• What is being asked
Identify the lines that contain the word "this", then copy them.

# Extracted records start

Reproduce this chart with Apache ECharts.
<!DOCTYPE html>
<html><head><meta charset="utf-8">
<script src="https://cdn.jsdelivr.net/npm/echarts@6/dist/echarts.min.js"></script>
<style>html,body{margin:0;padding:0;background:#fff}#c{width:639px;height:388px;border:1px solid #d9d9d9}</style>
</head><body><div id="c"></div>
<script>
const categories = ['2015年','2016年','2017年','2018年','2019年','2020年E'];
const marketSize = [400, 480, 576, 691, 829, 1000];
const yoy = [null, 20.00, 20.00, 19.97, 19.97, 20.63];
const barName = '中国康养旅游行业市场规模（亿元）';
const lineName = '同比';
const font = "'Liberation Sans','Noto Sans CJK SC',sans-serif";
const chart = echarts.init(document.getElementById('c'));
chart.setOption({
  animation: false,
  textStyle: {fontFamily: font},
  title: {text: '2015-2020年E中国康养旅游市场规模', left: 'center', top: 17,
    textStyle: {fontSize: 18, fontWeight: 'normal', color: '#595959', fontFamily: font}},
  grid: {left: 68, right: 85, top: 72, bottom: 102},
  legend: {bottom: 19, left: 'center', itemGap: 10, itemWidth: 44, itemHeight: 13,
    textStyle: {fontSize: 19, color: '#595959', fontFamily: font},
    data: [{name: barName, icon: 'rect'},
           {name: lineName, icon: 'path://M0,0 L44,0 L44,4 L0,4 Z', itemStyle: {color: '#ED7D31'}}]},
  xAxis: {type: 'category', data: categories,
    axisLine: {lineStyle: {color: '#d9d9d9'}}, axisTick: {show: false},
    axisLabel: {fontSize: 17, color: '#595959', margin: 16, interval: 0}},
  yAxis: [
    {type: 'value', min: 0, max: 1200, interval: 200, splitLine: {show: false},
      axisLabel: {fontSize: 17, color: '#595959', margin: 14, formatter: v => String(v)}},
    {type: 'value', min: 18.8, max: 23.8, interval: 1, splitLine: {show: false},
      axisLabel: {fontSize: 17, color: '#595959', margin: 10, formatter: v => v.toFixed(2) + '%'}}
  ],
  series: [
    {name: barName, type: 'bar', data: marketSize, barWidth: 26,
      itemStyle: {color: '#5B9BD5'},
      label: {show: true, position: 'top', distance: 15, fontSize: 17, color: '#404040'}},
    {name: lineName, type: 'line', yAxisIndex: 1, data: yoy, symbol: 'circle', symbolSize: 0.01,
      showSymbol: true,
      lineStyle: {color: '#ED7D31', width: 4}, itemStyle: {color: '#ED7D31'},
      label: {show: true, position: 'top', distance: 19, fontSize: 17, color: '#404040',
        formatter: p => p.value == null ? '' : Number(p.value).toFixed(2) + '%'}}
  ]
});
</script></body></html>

# Extracted records end
# Extracted records start

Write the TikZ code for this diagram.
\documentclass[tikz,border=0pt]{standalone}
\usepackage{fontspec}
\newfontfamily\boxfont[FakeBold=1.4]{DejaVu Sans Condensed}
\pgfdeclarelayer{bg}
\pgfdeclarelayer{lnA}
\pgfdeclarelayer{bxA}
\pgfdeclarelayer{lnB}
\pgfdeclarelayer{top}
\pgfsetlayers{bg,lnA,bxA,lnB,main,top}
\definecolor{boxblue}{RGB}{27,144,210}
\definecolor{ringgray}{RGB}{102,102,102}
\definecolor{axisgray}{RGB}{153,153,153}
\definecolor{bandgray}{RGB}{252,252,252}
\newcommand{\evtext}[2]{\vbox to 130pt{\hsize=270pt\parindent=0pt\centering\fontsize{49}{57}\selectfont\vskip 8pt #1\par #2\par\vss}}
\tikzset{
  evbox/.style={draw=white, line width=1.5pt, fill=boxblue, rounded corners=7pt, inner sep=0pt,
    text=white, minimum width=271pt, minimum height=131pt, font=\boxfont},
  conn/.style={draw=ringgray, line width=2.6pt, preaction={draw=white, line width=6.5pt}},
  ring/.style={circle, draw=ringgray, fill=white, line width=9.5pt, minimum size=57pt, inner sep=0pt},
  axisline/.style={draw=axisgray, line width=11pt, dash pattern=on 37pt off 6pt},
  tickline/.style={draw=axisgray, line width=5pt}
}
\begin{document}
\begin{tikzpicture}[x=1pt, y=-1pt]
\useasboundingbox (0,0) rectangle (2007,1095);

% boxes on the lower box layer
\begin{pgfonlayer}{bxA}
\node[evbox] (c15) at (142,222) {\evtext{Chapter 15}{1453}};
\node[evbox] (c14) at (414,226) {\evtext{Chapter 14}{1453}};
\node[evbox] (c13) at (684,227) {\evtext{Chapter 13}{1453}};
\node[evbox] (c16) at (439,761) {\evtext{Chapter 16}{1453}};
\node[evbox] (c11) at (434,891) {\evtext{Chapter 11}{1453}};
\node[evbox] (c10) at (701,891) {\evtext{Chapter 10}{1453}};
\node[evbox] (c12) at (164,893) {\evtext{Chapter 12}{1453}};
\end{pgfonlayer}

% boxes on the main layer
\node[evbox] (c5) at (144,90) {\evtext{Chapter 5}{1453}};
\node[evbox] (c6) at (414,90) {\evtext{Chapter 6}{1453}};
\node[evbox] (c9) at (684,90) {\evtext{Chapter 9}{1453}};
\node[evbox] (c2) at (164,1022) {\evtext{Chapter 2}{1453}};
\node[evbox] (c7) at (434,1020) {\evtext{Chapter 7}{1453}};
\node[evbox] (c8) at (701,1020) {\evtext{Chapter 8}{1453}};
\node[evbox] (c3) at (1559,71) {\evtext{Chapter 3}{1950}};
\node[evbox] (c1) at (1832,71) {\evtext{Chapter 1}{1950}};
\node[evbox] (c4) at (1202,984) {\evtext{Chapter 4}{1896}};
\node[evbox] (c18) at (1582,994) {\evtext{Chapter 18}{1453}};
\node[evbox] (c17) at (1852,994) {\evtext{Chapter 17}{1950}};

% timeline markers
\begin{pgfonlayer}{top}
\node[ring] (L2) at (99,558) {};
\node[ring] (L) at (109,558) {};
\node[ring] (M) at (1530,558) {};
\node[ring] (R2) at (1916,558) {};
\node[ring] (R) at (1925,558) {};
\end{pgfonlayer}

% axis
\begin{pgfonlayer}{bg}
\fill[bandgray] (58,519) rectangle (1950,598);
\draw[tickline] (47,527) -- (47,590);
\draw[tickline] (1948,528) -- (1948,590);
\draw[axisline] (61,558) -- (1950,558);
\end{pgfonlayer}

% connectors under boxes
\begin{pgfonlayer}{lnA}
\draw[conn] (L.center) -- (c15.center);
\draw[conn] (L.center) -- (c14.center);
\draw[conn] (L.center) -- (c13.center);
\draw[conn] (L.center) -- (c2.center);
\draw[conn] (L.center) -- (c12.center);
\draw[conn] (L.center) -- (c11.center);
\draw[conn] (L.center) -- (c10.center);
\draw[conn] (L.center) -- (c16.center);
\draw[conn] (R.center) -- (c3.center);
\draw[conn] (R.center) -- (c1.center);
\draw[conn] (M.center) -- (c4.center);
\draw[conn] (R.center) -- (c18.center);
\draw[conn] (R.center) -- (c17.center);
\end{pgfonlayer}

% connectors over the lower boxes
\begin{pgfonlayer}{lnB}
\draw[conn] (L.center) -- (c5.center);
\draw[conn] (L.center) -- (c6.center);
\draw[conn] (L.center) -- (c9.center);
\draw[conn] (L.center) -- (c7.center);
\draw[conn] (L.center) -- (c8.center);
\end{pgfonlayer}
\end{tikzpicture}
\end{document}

# Extracted records end

• Exercise result
Reproduce this chart with Apache ECharts.
Write the TikZ code for this diagram.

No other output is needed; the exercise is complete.